Reporter: Brian Trinanda
Jogjanews.com-Pembelajaran terpenting yang mampu didapatkan dari
menyaksikan film “Denok dan Gareng” karya Dwi Sujanti Nugraheni ialah pemahaman
mengenai bagaimana sebuah perspektif kehidupan rakyat “pinggiran,” atau secara
spesifik ialah perspektif objek (Denok dan Gareng) dalam memaknai kehidupan.
Hal ini sejalur dengan prinsip
etnografi, yakni sebagai “sebuah pengalaman yang didapatkan melalui melihat”
tutur Kiki Koesuma Kristi sebagai salah satu pengamat budaya yang dihadirkan
dalam kegiatan diskusi dan screening film Etnografi yang juga merupakan salah
satu kegiatan perayaan Dies Natalis ke-50 Jurusan Antropologi UGM yang digelar
di di Gedung Societet Taman Budaya Yogyakarta, Jl. Sriwedari no.1 Yogyakarta
(21/11/14).
“Tak hanya menjelaskan subjek-subjek
intim, namun sekaligus melihat konteks yang lebih luas,” ujar Zakky mahasiswa
UIN YK yang turut bergabung dalam diskusi yang hangat tersebut.

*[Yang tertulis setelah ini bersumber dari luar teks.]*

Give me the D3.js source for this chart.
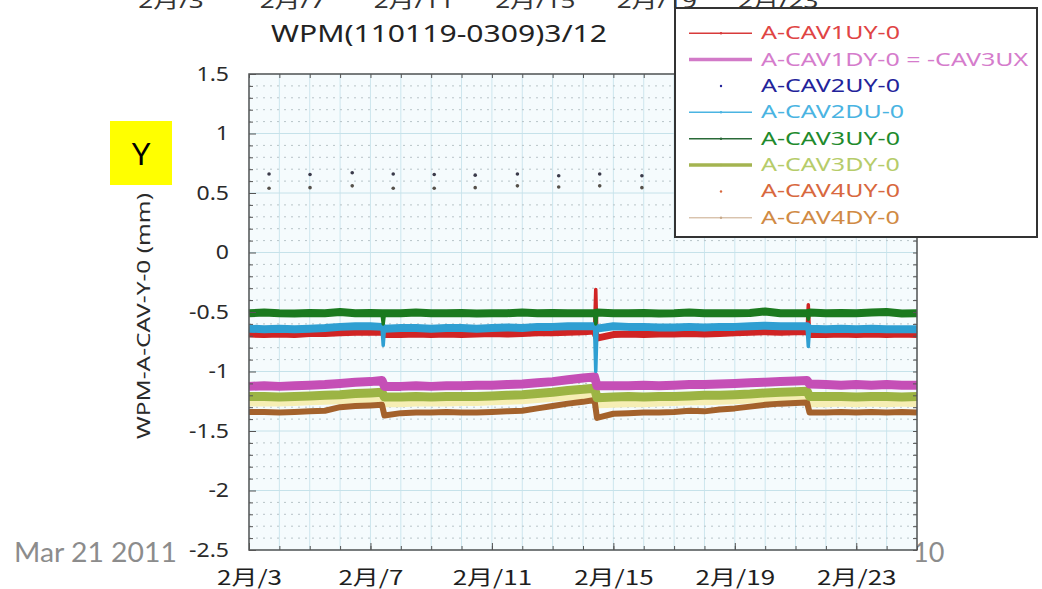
<!DOCTYPE html>
<html>
<head>
<meta charset="utf-8">
<script src="https://cdn.jsdelivr.net/npm/d3@7"></script>
<style>
  body { margin: 0; background: #fff; }
  svg { display: block; font-family: "Noto Sans", "Noto Sans CJK JP", sans-serif; }
</style>
</head>
<body>
<svg id="chart" width="1042" height="589"></svg>
<script>
// days after 2011-02-03 (shared by every line series)
const days = [0, 0.5, 1, 1.5, 2, 2.5, 3, 3.5, 4, 4.38, 4.42, 4.46,
  5, 5.5, 6, 6.5, 7, 7.5, 8, 8.5, 9, 9.5, 10, 10.5, 11, 11.38, 11.42, 11.46,
  12, 12.5, 13, 13.5, 14, 14.5, 15, 15.5, 16, 16.5, 17, 17.5, 18, 18.38, 18.42, 18.46,
  19, 19.5, 20, 20.5, 21, 21.5, 22];
// moments of the short spikes
const spikeDays = [4.42, 11.42, 18.42];

const cav1uy = [-0.685, -0.69, -0.685, -0.69, -0.68, -0.68, -0.675, -0.67, -0.67, -0.67, -0.68, -0.69,
  -0.69, -0.685, -0.69, -0.685, -0.69, -0.685, -0.68, -0.685, -0.68, -0.675, -0.675, -0.67, -0.665, -0.66, -0.31, -0.72,
  -0.69, -0.685, -0.69, -0.685, -0.685, -0.68, -0.685, -0.68, -0.675, -0.67, -0.665, -0.67, -0.665, -0.665, -0.44, -0.69,
  -0.69, -0.685, -0.69, -0.685, -0.69, -0.685, -0.69];
const cav1dy = [-1.125, -1.12, -1.125, -1.12, -1.115, -1.11, -1.1, -1.09, -1.085, -1.075, -1.1, -1.125,
  -1.125, -1.12, -1.125, -1.12, -1.12, -1.115, -1.115, -1.11, -1.105, -1.095, -1.085, -1.07, -1.055, -1.045, -1.09, -1.12,
  -1.12, -1.12, -1.115, -1.12, -1.115, -1.11, -1.11, -1.105, -1.1, -1.095, -1.09, -1.085, -1.08, -1.075, -1.09, -1.105,
  -1.11, -1.115, -1.11, -1.115, -1.11, -1.115, -1.115];
const cav2du = [-0.64, -0.645, -0.64, -0.645, -0.64, -0.635, -0.625, -0.62, -0.62, -0.625, -0.78, -0.64,
  -0.635, -0.635, -0.64, -0.635, -0.635, -0.64, -0.635, -0.63, -0.635, -0.625, -0.625, -0.62, -0.62, -0.62, -1.0, -0.64,
  -0.62, -0.625, -0.625, -0.63, -0.63, -0.625, -0.63, -0.625, -0.625, -0.62, -0.615, -0.62, -0.62, -0.62, -0.79, -0.64,
  -0.645, -0.64, -0.645, -0.64, -0.645, -0.645, -0.645];
const cav3uy = [-0.51, -0.505, -0.51, -0.512, -0.508, -0.51, -0.5, -0.51, -0.508, -0.51, -0.6, -0.51,
  -0.51, -0.505, -0.51, -0.51, -0.508, -0.512, -0.51, -0.51, -0.505, -0.51, -0.508, -0.51, -0.51, -0.51, -0.6, -0.505,
  -0.51, -0.51, -0.508, -0.512, -0.51, -0.505, -0.51, -0.51, -0.51, -0.508, -0.495, -0.51, -0.51, -0.51, -0.56, -0.505,
  -0.51, -0.508, -0.51, -0.505, -0.5, -0.512, -0.51];
const cav3dy = [-1.21, -1.21, -1.215, -1.21, -1.205, -1.2, -1.195, -1.185, -1.18, -1.175, -1.2, -1.215,
  -1.215, -1.21, -1.215, -1.21, -1.21, -1.21, -1.205, -1.2, -1.195, -1.185, -1.175, -1.16, -1.15, -1.14, -1.2, -1.22,
  -1.215, -1.21, -1.215, -1.21, -1.21, -1.205, -1.2, -1.2, -1.195, -1.19, -1.18, -1.175, -1.17, -1.165, -1.19, -1.21,
  -1.21, -1.21, -1.215, -1.21, -1.21, -1.215, -1.21];
const paleBand = [-1.265, -1.265, -1.265, -1.26, -1.255, -1.25, -1.245, -1.24, -1.235, -1.23, -1.25, -1.27,
  -1.27, -1.265, -1.265, -1.265, -1.26, -1.26, -1.255, -1.25, -1.245, -1.235, -1.225, -1.215, -1.205, -1.2, -1.25, -1.28,
  -1.275, -1.27, -1.27, -1.265, -1.26, -1.255, -1.255, -1.25, -1.245, -1.24, -1.235, -1.23, -1.225, -1.22, -1.25, -1.27,
  -1.27, -1.265, -1.27, -1.265, -1.27, -1.265, -1.27];
const cav4dy = [-1.34, -1.34, -1.345, -1.34, -1.335, -1.33, -1.3, -1.29, -1.285, -1.28, -1.33, -1.37,
  -1.35, -1.345, -1.345, -1.34, -1.345, -1.345, -1.34, -1.335, -1.33, -1.31, -1.29, -1.27, -1.255, -1.24, -1.3, -1.39,
  -1.355, -1.35, -1.345, -1.345, -1.34, -1.33, -1.335, -1.32, -1.31, -1.295, -1.28, -1.27, -1.265, -1.26, -1.3, -1.345,
  -1.345, -1.34, -1.345, -1.34, -1.345, -1.34, -1.345];

// sparse dot series
const dotDays = [0.66, 2.01, 3.4, 4.75, 6.1, 7.45, 8.84, 10.2, 11.55, 12.94, 14.3, 15.7, 17.05, 18.4, 19.75, 21.1];
const cav2uy = [0.66, 0.655, 0.67, 0.66, 0.655, 0.65, 0.66, 0.645, 0.66, 0.645, 0.66, 0.655, 0.66, 0.65, 0.66, 0.655];
const cav4uy = [0.54, 0.545, 0.56, 0.54, 0.54, 0.545, 0.56, 0.55, 0.56, 0.545, 0.55, 0.545, 0.55, 0.545, 0.55, 0.545];

const yMajor = [-2.5, -2, -1.5, -1, -0.5, 0, 0.5, 1, 1.5];
const xTickDays = [0, 4, 8, 12, 16, 20];
const legendNames = ["A-CAV1UY-0", "A-CAV1DY-0 = -CAV3UX", "A-CAV2UY-0", "A-CAV2DU-0",
  "A-CAV3UY-0", "A-CAV3DY-0", "A-CAV4UY-0", "A-CAV4DY-0"];

const base = new Date(2011, 1, 3);
const toDate = d => new Date(base.getTime() + d * 864e5);

// widen text like the wide Mac font of the original
function stretch(sel, f) {
  sel.each(function () {
    let len = this.getComputedTextLength();
    d3.select(this).attr("textLength", len * f).attr("lengthAdjust", "spacingAndGlyphs");
  });
}

const svg = d3.select("#chart");

// slide texts behind the chart
svg.append("text").attr("x", 913).attr("y", 562)
  .attr("font-family", "Lato, 'Open Sans', sans-serif").attr("font-size", 27)
  .attr("fill", "#8c8c8c").text("10");
let dateTxt = svg.append("text").attr("x", 14).attr("y", 562)
  .attr("font-family", "Lato, 'Open Sans', sans-serif").attr("font-size", 27)
  .attr("fill", "#8c8c8c").text("Mar 21 2011");
stretch(dateTxt, 1.05);

// scales
let x = d3.scaleTime().domain([toDate(0), toDate(22)]).range([249, 917]);
let y = d3.scaleLinear().domain([-2.5, 1.5]).range([550, 74]);

// cut-off axis labels of the chart above
let xPrev = d3.scaleTime().domain([toDate(0), toDate(22)]).range([171, 839]);
let prevLabels = svg.append("g").selectAll("text").data(xTickDays).join("text")
  .attr("x", d => xPrev(toDate(d))).attr("y", 8)
  .attr("text-anchor", "middle").attr("font-size", 20).attr("fill", "#333")
  .text(d => "2月/" + toDate(d).getDate());
stretch(prevLabels, 1.3);

// title
let title = svg.append("text").attr("x", 439).attr("y", 42).attr("text-anchor", "middle")
  .attr("font-size", 24).attr("fill", "#222").text("WPM(110119-0309)3/12");
title.attr("textLength", 336).attr("lengthAdjust", "spacingAndGlyphs");

// plot background
svg.append("rect").attr("x", 249).attr("y", 74).attr("width", 668).attr("height", 476)
  .attr("fill", "#f5fbfd");

// grid
let dayTicks = d3.range(0, 23).map(toDate);
svg.append("g").selectAll("line").data(dayTicks).join("line")
  .attr("x1", d => x(d)).attr("x2", d => x(d)).attr("y1", 74).attr("y2", 550)
  .attr("stroke", "#cde6ee").attr("stroke-width", 1);
let yMinor = d3.range(-25, 16).map(v => v / 10).filter(v => Math.abs(v * 2 - Math.round(v * 2)) > 1e-6);
svg.append("g").selectAll("line").data(yMinor).join("line")
  .attr("x1", 249).attr("x2", 917).attr("y1", d => y(d)).attr("y2", d => y(d))
  .attr("stroke", "#b8c4c8").attr("stroke-width", 1).attr("stroke-dasharray", "2,5");
svg.append("g").selectAll("line").data(yMajor).join("line")
  .attr("x1", 249).attr("x2", 917).attr("y1", d => y(d)).attr("y2", d => y(d))
  .attr("stroke", "#c6e2ea").attr("stroke-width", 1);

// dots
svg.append("g").selectAll("circle").data(dotDays).join("circle")
  .attr("cx", d => x(toDate(d))).attr("cy", (d, i) => y(cav2uy[i])).attr("r", 1.8).attr("fill", "#3a3a4a");
svg.append("g").selectAll("circle").data(dotDays).join("circle")
  .attr("cx", d => x(toDate(d))).attr("cy", (d, i) => y(cav4uy[i])).attr("r", 1.8).attr("fill", "#55504a");

// line series: thick noisy band without spikes, thin trace with spikes
let series = [
  { v: paleBand, color: "#f6eeb4", w: 7 },
  { v: cav4dy, color: "#a4622c", w: 6 },
  { v: cav3dy, color: "#9cb444", w: 9 },
  { v: cav1dy, color: "#c54fb6", w: 9 },
  { v: cav1uy, color: "#d02424", w: 7 },
  { v: cav2du, color: "#2f9fd2", w: 8 },
  { v: cav3uy, color: "#1b7a1f", w: 8 }
];
let line = d3.line().x(d => x(toDate(d[0]))).y(d => y(d[1]));
series.forEach(s => {
  let pts = days.map((d, i) => [d, s.v[i]]);
  svg.append("path")
    .attr("d", line(pts.filter(p => !spikeDays.includes(p[0]))))
    .attr("fill", "none").attr("stroke", s.color).attr("stroke-width", s.w)
    .attr("stroke-linejoin", "round");
  svg.append("path")
    .attr("d", line(pts))
    .attr("fill", "none").attr("stroke", s.color).attr("stroke-width", 3.5)
    .attr("stroke-linejoin", "round");
});

// axes (ticks inward)
let yAxis = d3.axisLeft(y).tickValues(yMajor).tickSize(-7).tickPadding(20)
  .tickFormat(d => d);
let gy = svg.append("g").attr("transform", "translate(249,0)").call(yAxis);
let gyMinor = svg.append("g").attr("transform", "translate(249,0)")
  .call(d3.axisLeft(y).tickValues(yMinor).tickSize(-4).tickFormat(""));
let gyR = svg.append("g").attr("transform", "translate(917,0)")
  .call(d3.axisRight(y).tickValues(d3.range(-25, 16).map(v => v / 10)).tickSize(-4).tickFormat(""));
let xAxis = d3.axisBottom(x).tickValues(xTickDays.map(toDate)).tickSize(-7).tickPadding(21)
  .tickFormat(d => "2月/" + d.getDate());
let gx = svg.append("g").attr("transform", "translate(0,550)").call(xAxis);
let gxMinor = svg.append("g").attr("transform", "translate(0,550)")
  .call(d3.axisBottom(x).tickValues(dayTicks).tickSize(-4).tickFormat(""));
let gxTop = svg.append("g").attr("transform", "translate(0,74)")
  .call(d3.axisTop(x).tickValues(dayTicks).tickSize(-4).tickFormat(""));
[gy, gyMinor, gyR, gx, gxMinor, gxTop].forEach(g => {
  g.select(".domain").remove();
  g.selectAll("line").attr("stroke", "#555");
});
gy.selectAll("text").attr("font-size", 20).attr("fill", "#2a2a2a").attr("font-family", "Noto Sans, sans-serif");
stretch(gy.selectAll("text"), 1.15);
gx.selectAll("text").attr("font-size", 20).attr("fill", "#1e1e1e").attr("font-family", "'Noto Sans CJK JP', sans-serif");
stretch(gx.selectAll("text"), 1.3);

// frame
svg.append("rect").attr("x", 249).attr("y", 74).attr("width", 668).attr("height", 476)
  .attr("fill", "none").attr("stroke", "#555").attr("stroke-width", 1.5);

// y label
let yLab = svg.append("text").attr("transform", "translate(150,316) rotate(-90)")
  .attr("text-anchor", "middle").attr("font-size", 18).attr("fill", "#2a2a2a")
  .text("WPM-A-CAV-Y-0 (mm)");
yLab.attr("textLength", 246).attr("lengthAdjust", "spacingAndGlyphs");

// "Y" tag
svg.append("rect").attr("x", 110).attr("y", 121).attr("width", 62).attr("height", 64).attr("fill", "#ffff00");
svg.append("text").attr("x", 141).attr("y", 165).attr("text-anchor", "middle")
  .attr("font-family", "Lato, 'Open Sans', sans-serif").attr("font-size", 30).attr("fill", "#000").text("Y");

// legend
let legendColors = ["#e04444", "#d57ccc", "#23239a", "#4ab4e2", "#218a2c", "#b6cc6a", "#d8683e", "#d08a44"];
let sampleColors = ["#d83a3a", "#d27ac8", "#23239a", "#4ab4e2", "#2a6a38", "#a4b450", "#d8683e", "#c8a888"];
let sampleWidths = [1.5, 3.5, 0, 1.5, 1.5, 3.5, 0, 1];
let legendY = d3.scaleBand().domain(d3.range(legendNames.length)).range([20, 231]);
svg.append("line").attr("x1", 675).attr("x2", 675).attr("y1", 0).attr("y2", 8).attr("stroke", "#333").attr("stroke-width", 2);
svg.append("rect").attr("x", 675).attr("y", 8).attr("width", 362).attr("height", 229)
  .attr("fill", "#fff").attr("stroke", "#333").attr("stroke-width", 2);
let lg = svg.append("g").selectAll("g").data(legendNames).join("g")
  .attr("transform", (d, i) => `translate(0,${legendY(i) + legendY.bandwidth() / 2})`);
lg.filter((d, i) => sampleWidths[i] > 0).append("line")
  .attr("x1", 689).attr("x2", 752).attr("y1", 0).attr("y2", 0)
  .attr("stroke", d => sampleColors[legendNames.indexOf(d)])
  .attr("stroke-width", d => sampleWidths[legendNames.indexOf(d)]);
lg.append("circle").attr("cx", 721).attr("cy", 0).attr("r", 1.2)
  .attr("fill", (d, i) => sampleColors[i]);
let lgText = lg.append("text").attr("x", 761).attr("y", 6).attr("font-size", 18)
  .attr("fill", (d, i) => legendColors[i]).text(d => d);
stretch(lgText, 1.39);
</script>
</body>
</html>
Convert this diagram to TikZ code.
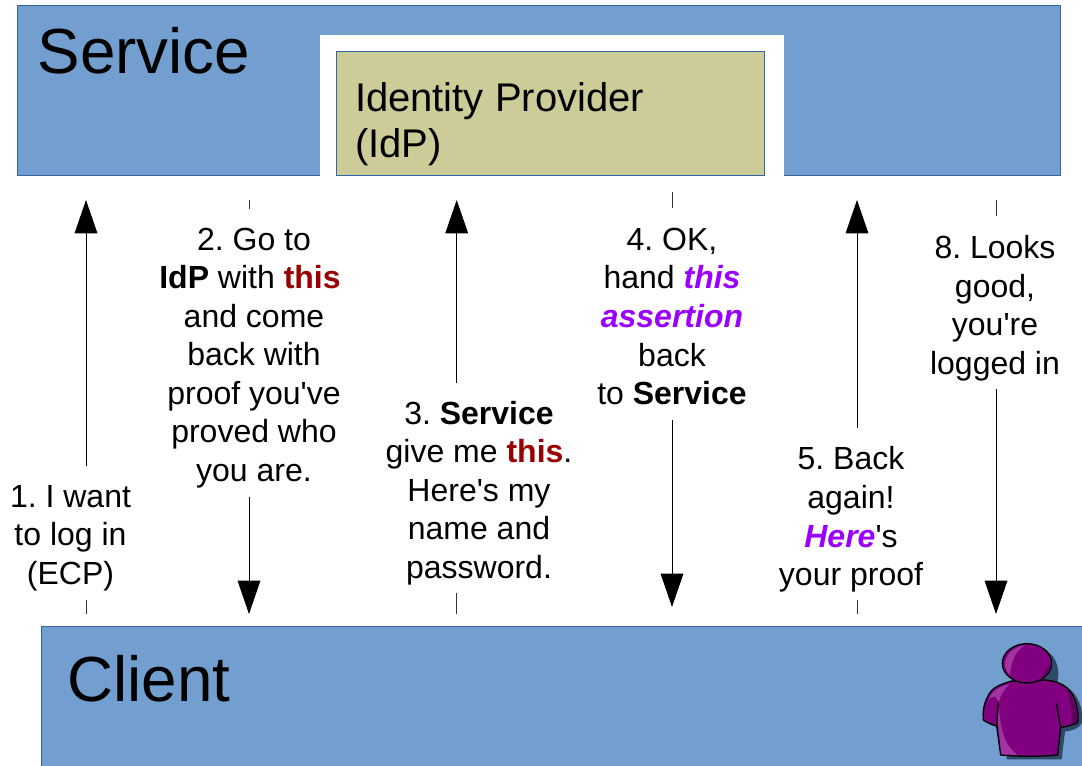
\documentclass[tikz,border=0pt]{standalone}
\usepackage{fontspec}
\setmainfont{Liberation Sans}
\usetikzlibrary{arrows.meta}
\definecolor{boxblue}{HTML}{729FCF}
\definecolor{edgeblue}{HTML}{3465A4}
\definecolor{idpfill}{HTML}{CCCC99}
\definecolor{redword}{HTML}{990000}
\definecolor{violetword}{HTML}{9900FF}
\definecolor{personfill}{HTML}{800080}
\definecolor{personlight}{HTML}{A035A0}
\definecolor{persondark}{HTML}{5C005C}
\definecolor{personshadow}{HTML}{2F4A68}
\newcommand{\redw}[1]{\textbf{\textcolor{redword}{#1}}}
\newcommand{\vio}[1]{\textbf{\textit{\textcolor{violetword}{#1}}}}
\newcommand{\apos}{\textquotesingle}
\tikzset{
  every node/.style={inner sep=0pt,outer sep=0pt},
  bluebox/.style={draw=edgeblue,line width=0.6pt,fill=boxblue},
  titletext/.style={font=\fontsize{47.8}{55}\selectfont,anchor=base west},
  idptext/.style={font=\fontsize{30}{34.5}\selectfont,align=left,anchor=west},
  msg/.style={font=\fontsize{24}{28.9}\selectfont\frenchspacing,align=center},
  tick/.style={draw=black!80,line width=0.6pt},
  flow/.style={draw=black,line width=0.7pt,-{Triangle[width=17pt,length=25pt]},shorten >=0pt},
}
\begin{document}
\begin{tikzpicture}[x=0.75pt,y=-0.75pt]
\useasboundingbox (0,0) rectangle (1082,766);
\begin{scope}
\clip (0,0) rectangle (1082,766);
% boxes
\node[bluebox,minimum width=782.5pt,minimum height=127.5pt] (service) at (538.7,90.7) {};
\node[fill=white,minimum width=348pt,minimum height=106pt] (idpframe) at (552,105.5) {};
\node[bluebox,fill=idpfill,minimum width=320.5pt,minimum height=93pt] (idp) at (550.5,113.7) {};
\node[bluebox,minimum width=781pt,minimum height=105pt] (client) at (562,696) {};
\node[titletext] (servicetitle) at (37.5,74) {Service};
\node[titletext] (clienttitle) at (67.5,701) {Client};
\node[idptext] (idptitle) at (355,124) {Identity Provider\\(IdP)};
% person
\begin{scope}[shift={(960,620)},scale=1/3]
  \fill[personshadow] (165,195) .. controls (130,215) and (85,230) .. (85,305)
     -- (135,325) -- (140,418) -- (305,418) -- (315,335)
     .. controls (340,330) and (365,325) .. (367,300)
     .. controls (368,240) and (335,200) .. (292,185)
     .. controls (300,160) and (295,110) .. (255,90) -- (160,170) -- cycle;
  \filldraw[fill=personfill,draw=black,line width=1pt,line join=round]
     (155,183) .. controls (125,192) and (95,200) .. (82,232)
     .. controls (70,255) and (68,280) .. (70,300)
     .. controls (82,308) and (96,315) .. (110,318)
     -- (122,405) .. controls (180,410) and (240,410) .. (293,405)
     -- (302,322) .. controls (320,320) and (340,315) .. (353,308)
     .. controls (358,270) and (345,225) .. (322,205)
     .. controls (305,190) and (285,183) .. (255,180) -- cycle;
  \fill[personlight] (113,300) -- (124,403) -- (172,405)
     .. controls (140,380) and (118,340) .. (117,245)
     .. controls (122,222) and (135,205) .. (150,192)
     .. controls (120,198) and (97,212) .. (86,238)
     .. controls (100,225) and (108,228) .. (113,240) -- cycle;
  \fill[persondark] (320,210) .. controls (340,230) and (352,270) .. (351,305)
     -- (335,312) .. controls (338,275) and (330,240) .. (320,210) -- cycle;
  \draw[black,line width=1pt] (115,245) -- (110,318);
  \draw[black,line width=1pt] (289,250) -- (302,322);
  \filldraw[fill=personfill,draw=black,line width=1pt] (201,130) ellipse [x radius=74,y radius=59];
  \fill[personlight] (135,140) .. controls (132,105) and (160,80) .. (195,76)
     .. controls (170,90) and (155,115) .. (150,165) .. controls (143,158) and (137,150) .. (135,140) -- cycle;
  \fill[persondark] (272,128) .. controls (270,150) and (255,170) .. (240,180)
     .. controls (255,160) and (262,145) .. (272,128) -- cycle;
\end{scope}
\end{scope}
% messages
\node[msg] (m1) at (70.5,538) {1. I want\\to log in\\(ECP)};
\node[msg] (m2) at (254,358) {2. Go to\\\textbf{IdP} with \redw{this}\kern6pt\\and come\\back with\\proof you\apos ve\\proved who\\you are.};
\node[msg] (m3) at (479,493) {3. \textbf{Service}\\give me \redw{this}.\\Here\apos s my\\name and\\password.};
\node[msg] (m4) at (672,316.5) {4. OK,\\hand \vio{this}\\\vio{assertion}\\back\\to \textbf{Service}};
\node[msg] (m5) at (851,519.5) {5. Back\\again!\\\vio{Here}\apos s\\your proof};
\node[msg] (m8) at (995,308) {8. Looks\\good,\\you\apos re\\logged in};
% connector free ends
\coordinate (a1s) at (86,600); \coordinate (a1t) at (86,614);
\coordinate (a1b) at (86,466); \coordinate (a1e) at (86,200);
\coordinate (a2s) at (249,200); \coordinate (a2t) at (249,209);
\coordinate (a2b) at (249,497); \coordinate (a2e) at (249,614);
\coordinate (a3s) at (456.7,593); \coordinate (a3t) at (456.7,614);
\coordinate (a3b) at (456.7,383); \coordinate (a3e) at (456.7,200);
\coordinate (a4s) at (672,192); \coordinate (a4t) at (672,208);
\coordinate (a4b) at (672,420); \coordinate (a4e) at (672,607);
\coordinate (a5s) at (857,600); \coordinate (a5t) at (857,614);
\coordinate (a5b) at (857,428); \coordinate (a5e) at (857,200);
\coordinate (a8s) at (996,200); \coordinate (a8t) at (996,216);
\coordinate (a8b) at (996,389); \coordinate (a8e) at (996,614);
\foreach \n in {1,2,3,4,5,8}{
  \draw[tick] (a\n s) -- (a\n t);
  \draw[flow] (a\n b) -- (a\n e);
}
\end{tikzpicture}
\end{document}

Di samping itu, Kiki juga turut
berpesan mengenai pentingnya diskusi lebih lanjut dalam mengkritisi pemunculan
perspektif-perspektif baru dari film “Denok dan Gareng”, terutama menilik karya
film tersebut sebagai film etnografis.
Terakhir, Dwi Sujanti Nugraheni
merasa perlu mengingatkan bahwa dalam pembuatan karya dokumenter/etnografis
semacam ini, rasa kebertanggung jawaban dan etika harus diutamakan. “Saya tidak
ingin mengeksplor kemiskinan mereka, berikut pula Saya tidak ingin
mengeksploitasi banyak hal ‘buruk’ di sekitar kehidupan mereka, Saya harus
berpegang penuh pada kode etik dengan cara selalu meminta ijin terlebih dahulu,
dari saat mengambil gambar, hingga nanti hasil perekaman dipresentasikan.
Dengan cara itu, Saya ingin penonton merasakan apa yang Saya rasakan, ketika
Saya masuk ke rumah mereka, serta belajar melalui mereka. Saya benar-benar
berada di sana, masuk di dalam kehidupan mereka, tidak hanya meletakkan
kamera!”, terang Dwi Sujanti Nugraheni.